Prompt: Copy down every line where the string "this" shows up.

Figure scripts
--- begin ---

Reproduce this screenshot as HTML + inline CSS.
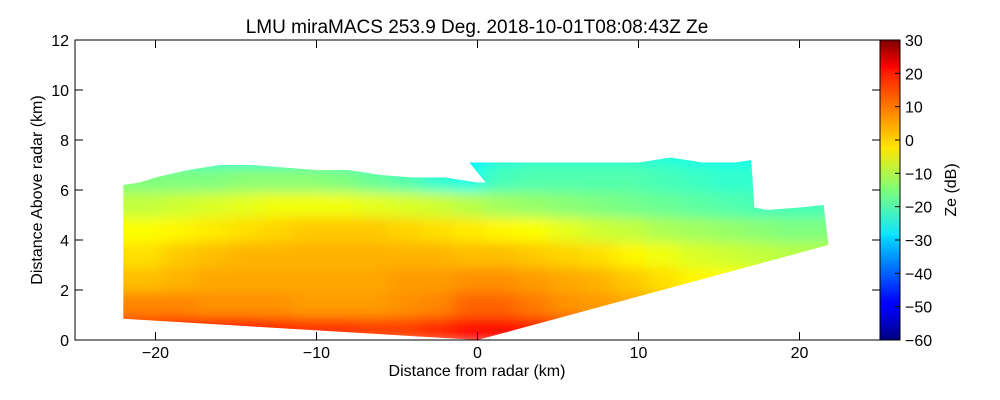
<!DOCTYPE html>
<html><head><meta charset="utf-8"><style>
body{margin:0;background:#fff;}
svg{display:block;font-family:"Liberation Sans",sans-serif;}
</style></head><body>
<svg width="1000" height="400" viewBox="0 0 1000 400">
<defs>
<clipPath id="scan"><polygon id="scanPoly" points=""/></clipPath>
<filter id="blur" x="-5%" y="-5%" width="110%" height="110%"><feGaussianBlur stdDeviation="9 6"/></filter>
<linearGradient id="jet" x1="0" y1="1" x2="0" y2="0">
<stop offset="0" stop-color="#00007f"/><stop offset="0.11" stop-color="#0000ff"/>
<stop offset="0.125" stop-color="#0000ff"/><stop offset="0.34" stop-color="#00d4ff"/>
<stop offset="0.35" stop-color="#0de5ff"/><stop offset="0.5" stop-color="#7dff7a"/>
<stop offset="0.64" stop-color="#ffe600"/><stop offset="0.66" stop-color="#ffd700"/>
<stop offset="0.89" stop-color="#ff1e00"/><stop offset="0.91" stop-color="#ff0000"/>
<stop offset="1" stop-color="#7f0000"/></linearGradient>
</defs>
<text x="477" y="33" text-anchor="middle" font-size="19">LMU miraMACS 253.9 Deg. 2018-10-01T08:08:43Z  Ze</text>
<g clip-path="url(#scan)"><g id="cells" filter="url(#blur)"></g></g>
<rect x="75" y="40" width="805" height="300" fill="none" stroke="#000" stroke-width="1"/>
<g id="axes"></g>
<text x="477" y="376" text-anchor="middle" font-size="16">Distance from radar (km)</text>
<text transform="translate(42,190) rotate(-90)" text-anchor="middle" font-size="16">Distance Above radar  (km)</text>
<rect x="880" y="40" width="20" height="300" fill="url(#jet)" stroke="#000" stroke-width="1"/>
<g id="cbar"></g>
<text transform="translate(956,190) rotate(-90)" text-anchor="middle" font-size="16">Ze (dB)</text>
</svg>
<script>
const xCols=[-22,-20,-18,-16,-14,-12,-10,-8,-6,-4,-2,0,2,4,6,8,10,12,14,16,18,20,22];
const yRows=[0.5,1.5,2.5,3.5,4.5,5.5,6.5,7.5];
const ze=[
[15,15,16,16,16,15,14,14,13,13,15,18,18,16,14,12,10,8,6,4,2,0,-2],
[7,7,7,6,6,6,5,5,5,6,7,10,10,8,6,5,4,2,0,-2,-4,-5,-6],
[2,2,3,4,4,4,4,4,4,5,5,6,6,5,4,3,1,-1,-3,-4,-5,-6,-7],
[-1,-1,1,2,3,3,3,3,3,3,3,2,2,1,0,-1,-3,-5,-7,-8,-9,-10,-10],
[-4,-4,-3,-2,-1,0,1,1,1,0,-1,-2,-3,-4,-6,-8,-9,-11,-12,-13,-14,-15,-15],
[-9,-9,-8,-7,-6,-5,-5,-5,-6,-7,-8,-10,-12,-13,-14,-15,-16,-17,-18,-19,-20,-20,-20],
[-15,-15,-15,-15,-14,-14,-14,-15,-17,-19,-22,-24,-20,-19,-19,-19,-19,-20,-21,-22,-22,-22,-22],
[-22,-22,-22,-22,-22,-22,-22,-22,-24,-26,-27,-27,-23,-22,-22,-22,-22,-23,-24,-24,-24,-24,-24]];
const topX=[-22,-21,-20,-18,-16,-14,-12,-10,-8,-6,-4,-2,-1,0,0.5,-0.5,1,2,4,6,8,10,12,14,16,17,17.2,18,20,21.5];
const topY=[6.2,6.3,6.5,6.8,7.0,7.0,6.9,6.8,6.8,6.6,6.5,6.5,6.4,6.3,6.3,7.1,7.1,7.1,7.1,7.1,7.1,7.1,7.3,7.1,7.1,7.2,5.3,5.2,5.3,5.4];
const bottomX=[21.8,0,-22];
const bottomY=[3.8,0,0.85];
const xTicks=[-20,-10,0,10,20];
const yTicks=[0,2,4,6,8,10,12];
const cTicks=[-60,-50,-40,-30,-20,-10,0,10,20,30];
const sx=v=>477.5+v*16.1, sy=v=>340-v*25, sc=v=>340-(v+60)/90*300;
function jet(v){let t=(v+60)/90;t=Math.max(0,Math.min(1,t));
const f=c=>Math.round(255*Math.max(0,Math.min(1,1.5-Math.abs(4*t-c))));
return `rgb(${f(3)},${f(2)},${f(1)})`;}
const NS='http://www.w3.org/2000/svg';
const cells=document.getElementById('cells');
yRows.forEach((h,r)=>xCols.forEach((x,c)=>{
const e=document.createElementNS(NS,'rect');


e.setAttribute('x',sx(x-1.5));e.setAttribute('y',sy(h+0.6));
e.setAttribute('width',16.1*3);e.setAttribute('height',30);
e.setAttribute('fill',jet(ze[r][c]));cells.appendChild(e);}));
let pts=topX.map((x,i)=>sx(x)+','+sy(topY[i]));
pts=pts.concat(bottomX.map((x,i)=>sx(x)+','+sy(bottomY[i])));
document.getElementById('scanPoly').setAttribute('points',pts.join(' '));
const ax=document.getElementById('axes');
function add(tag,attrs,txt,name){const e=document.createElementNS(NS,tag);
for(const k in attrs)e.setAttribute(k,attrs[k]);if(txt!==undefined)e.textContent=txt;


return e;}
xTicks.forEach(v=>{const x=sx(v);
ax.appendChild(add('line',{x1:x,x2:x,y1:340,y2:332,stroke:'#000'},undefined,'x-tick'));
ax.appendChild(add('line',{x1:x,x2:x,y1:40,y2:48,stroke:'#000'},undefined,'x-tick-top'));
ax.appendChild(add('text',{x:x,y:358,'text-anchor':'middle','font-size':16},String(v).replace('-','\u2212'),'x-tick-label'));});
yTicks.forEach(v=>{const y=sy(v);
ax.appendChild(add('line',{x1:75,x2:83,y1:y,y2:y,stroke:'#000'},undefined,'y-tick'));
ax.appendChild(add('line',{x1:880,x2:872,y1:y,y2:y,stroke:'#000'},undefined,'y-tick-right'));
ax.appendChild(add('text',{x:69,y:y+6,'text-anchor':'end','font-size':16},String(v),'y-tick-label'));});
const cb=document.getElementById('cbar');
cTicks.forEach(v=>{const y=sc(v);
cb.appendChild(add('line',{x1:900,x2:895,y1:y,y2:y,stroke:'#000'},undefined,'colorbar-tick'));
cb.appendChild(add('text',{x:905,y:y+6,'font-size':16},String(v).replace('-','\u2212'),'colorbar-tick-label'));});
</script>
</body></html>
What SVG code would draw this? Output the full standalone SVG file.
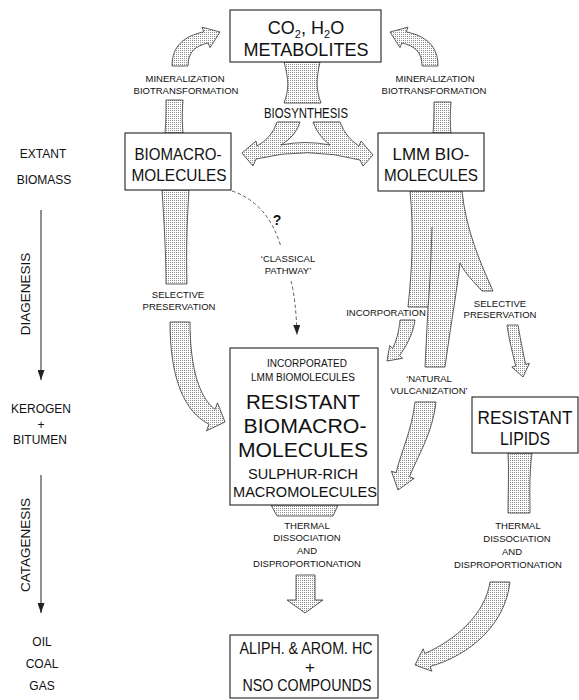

--- end ---

The response:
Reproduce this screenshot as HTML + inline CSS.
What SVG code would draw this? Output the full standalone SVG file.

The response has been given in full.